Weaknesses: Some of the concerns are below: 1. The claims of proposing a 'generalized' interpolation may be too strong. What could be the real cases which cannot be resolved by the proposed methods should also be discussed. I believe exposure setting could be only one of the problem of the poor generalization ability. 2. It's unclear to me how equation(2) in line 103 is derived. And in line 109, how equ(4) can be degraded to equ(1) given using different frames? 3. For the restoration network, it seems the network is just trying to achieve multi-frame deblurring with a two-stage process. What exactly the function of the two-stage network? Could the author show some outputs from different stages? In line 154, the improvement in dB can only come from more parameters in the model, but not the intuitive idea illustrated in the paper. Please double check it or visualize it. 4. Also for the restoration network, in line 147, what is the temporal ambiguity, and why the authors utilize four frames but not just 2 frame? In line 143, does the author mean B1 and B2? 5. More results on real videos should be reported. Currently, the results are reported on synthetic data and most previous methods do not share the same assumptions as this paper. Results on real videos in the supplementary material look fine, but related contents are missing in the paper, especially user study.

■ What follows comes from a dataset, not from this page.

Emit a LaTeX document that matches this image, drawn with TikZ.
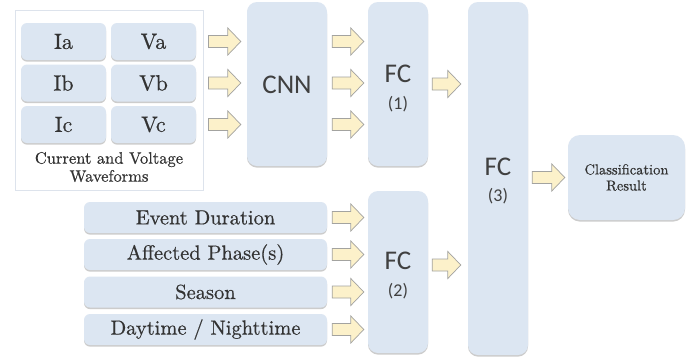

Correctness: Yes, see above.

Clarity: 1. The related work section can be placed after the introduction. 2. There are a couple of typos in the paper, i.e. -line 55: almost -synthesis should be synthesize (ctrl-F for all the typos across the manuscript) -line 82, detailed. -line 112, between --> among -line 153, temporal etc.

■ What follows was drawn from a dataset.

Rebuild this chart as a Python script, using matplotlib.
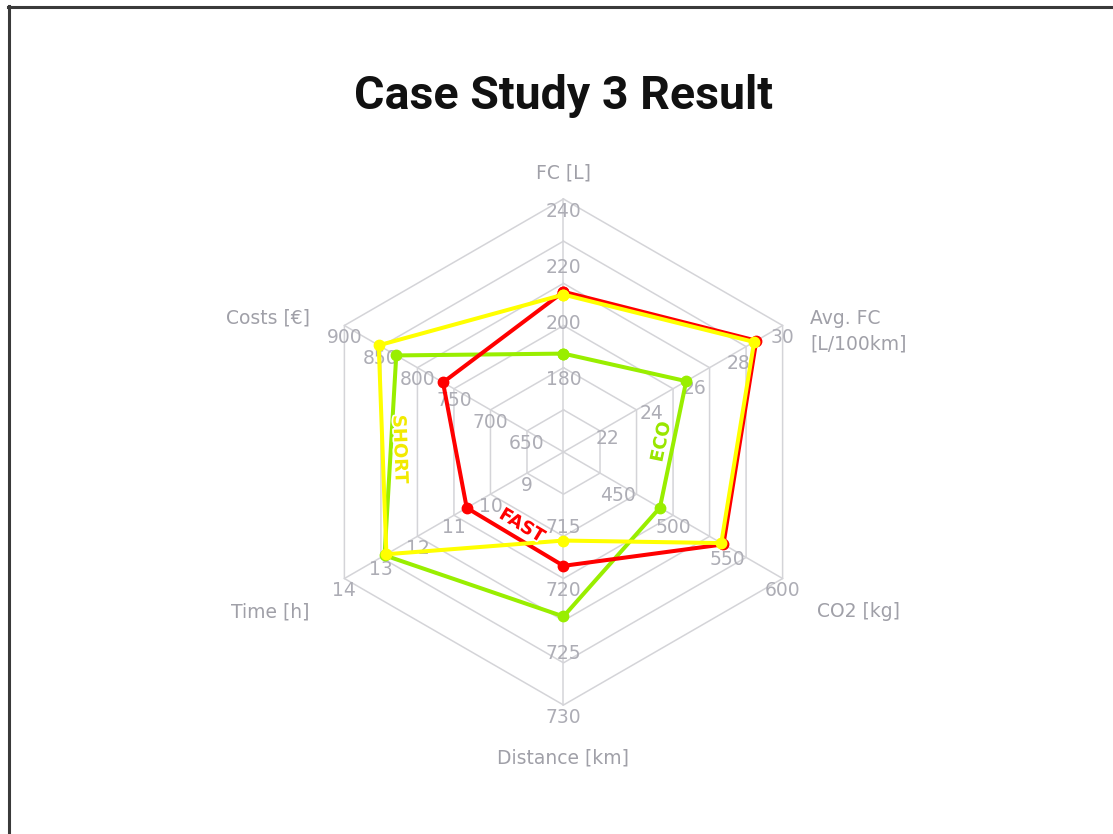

Relation to Prior Work: Yes, see above.

Reproducibility: Yes

Additional Feedback: The main concerns of the paper is the details of the derivation and lacking results on real images. Also the writing needs improvement. Many typos exist. ------ After reading the rebuttal and other reviewers' comments, I think some of the concerns are addressed in the make-up experiments. I encourage the authors to add more derivations and explanations to the final versions. I will increase my rating.